Abdelmalek Sellal s’est employé à rassurer les patrons, sans doute pour gagner leur caution à la politique d’austérité que le gouvernement s’apprête à mettre en branle, mais aussi à déconstruire le discours des experts.
En dehors des satisfecit rituels, la tripartite qui a regroupé à Biskra le gouvernement, le patronat et le syndicat-maison, l’UGTA – les syndicats autonomes étant exclus – s’est achevée comme elle a commencé : aucun dossier sérieux à l’ordre du jour. Quelques rappels sur les actions entreprises, deux ou trois promesses et un silence sidérant sur les questions qui agitent le pays.
Dans sa tirade, Abdelmalek Sellal, qui sort d’une relative éclipse, s’est employé à rassurer les patrons, sans doute pour gagner leur caution à la politique d’austérité que le gouvernement s’apprête à mettre en branle, mais aussi à déconstruire le discours des experts, pourtant unanimes à relever la gravité de la situation économique vers laquelle se dirige inexorablement le pays. C’est ainsi qu’Abdelmalek Sellal, à l’inverse des recommandations des experts, sans doute par populisme, culture à laquelle nos gouvernants ont été nourris, mais sans doute aussi par crainte d’une effervescence sociale, a réitéré le maintien des transferts sociaux qui grèvent le budget de l’État.
“Arithmétique macabre”
“Face à la contraction des ressources financières, le réflexe primaire ainsi que le calcul froid et cynique prôné par certains analystes voulaient que l’on procède de la manière la plus basique : si les revenus ont baissé de 47% sur l’année écoulée, des coupes dans les mêmes proportions doivent être opérées sur les dépenses, notamment celles non productives, à savoir les transferts sociaux. Cette arithmétique macabre ne tient pas compte de la nature sociale et démocrate de l’État algérien moderne voulue par ses pères fondateurs et exprimée dans l’appel du 1er Novembre 1954”, a-t-il affirmé.
Dans un exercice qui révèle plus d’autisme que de pragmatisme, il affirme qu’il n’y aura pas d’austérité. “Dire la vérité, c’est tabler sur un baril de pétrole à 45 dollars comme base d’élaboration de la loi de finances pour 2016 qui ira dans le sens de la croissance et non dans celui de l’austérité car nous avons largement les capacités de résister et de nous
améliorer”.
Pour le reste, Sellal titille l’ego des Algériens, entreprise qui trahit quelques soucis face à d’éventuels remous sur le front social. “Quand ils se sont unis, les Algériens ont balayé le colonisateur et ont opposé à la barbarie et l’obscurantisme la paix et la réconciliation dont nous fêtons, ces jours-ci, le dixième anniversaire.
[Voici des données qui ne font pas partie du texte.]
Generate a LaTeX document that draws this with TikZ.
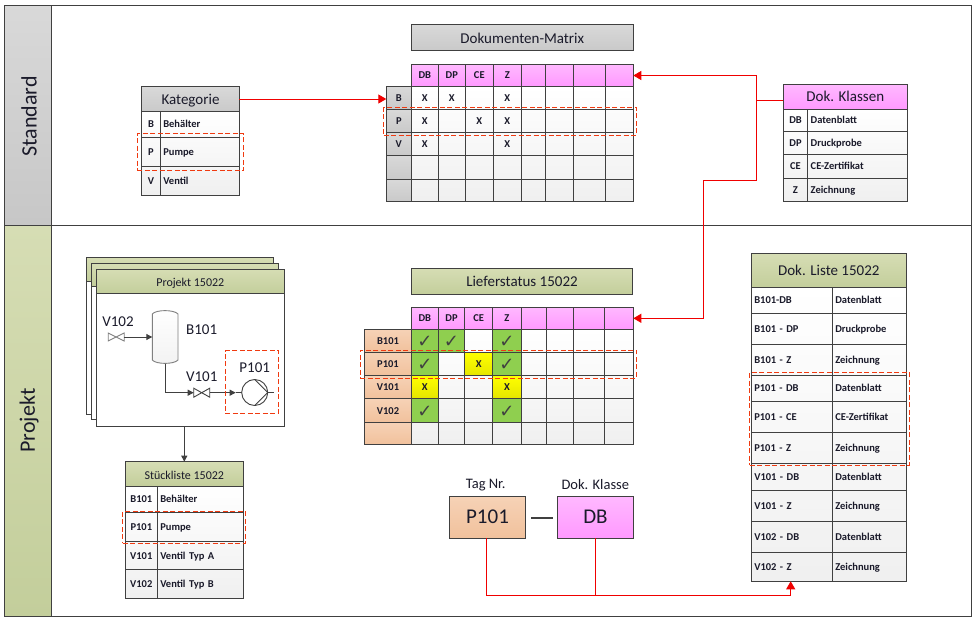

Ce n’est sûrement pas une conjoncture économique, certes difficile, qui nous empêchera de bâtir l’Algérie du XXIe siècle, avec une économie réellement émergente”, a indiqué M. Sellal.
Aux antipodes de l’expertise
Et de pourfendre les détracteurs de la stratégie de l’Exécutif. “Ceux qui se complaisent dans la critique et poussent au renoncement et à la démission collective, doivent savoir qu’ils ne servent pas leur pays en agissant de la sorte et que leur véritable responsabilité est de s’approprier la chose publique pour que nous puissions tous contribuer au renouveau national”, soutient Sellal.
Dès lors, il est à se demander si le gouvernement prend toute la mesure de l’ampleur de la crise à laquelle le pays risque d’être confronté ou, comme certains le soupçonnent, il table sur une hypothétique remontée des prix du pétrole. En tout cas, pour les experts, la crise est déjà là. “Il ne faut surtout pas une politique d’austérité qui ne dit pas son nom, car devant la chute dramatique des prix pétroliers et de la rente, la baisse soutenue du dinar, la nécessité du maintien des importations qui vont coûter plus, la baisse budgétaire et des dépenses de l’État, l’annulation de nombre de chantiers et projets, la dégringolade de la balance des paiements, les baisses ou le gel très probables des salaires du gros employeur qu’est l’État, les baisses ou le frein dans les dépenses sociales, l’Algérie est déjà en nette reculade économique globale. De plus, il n’est pas besoin d’être grand clerc pour savoir qu’imposer plus de manques et de sacrifices au peuple algérien, c’est courir le risque d’une explosion des rues dont nul ne peut entrevoir les conséquences”, mettait en garde récemment le professeur Omar Aktouf dans un entretien accordé à Liberté. Selon lui, parmi les mesures à entreprendre dans l’immédiat : un “renforcement urgent de la légitimité de nos institutions, une sorte de gouvernement de salut public, pour redonner confiance au peuple (…)”. C’est peut-être là que réside le fond de la crise, ce que l’Exécutif refuse de voir, préférant adopter une stratégie de fuite en avant.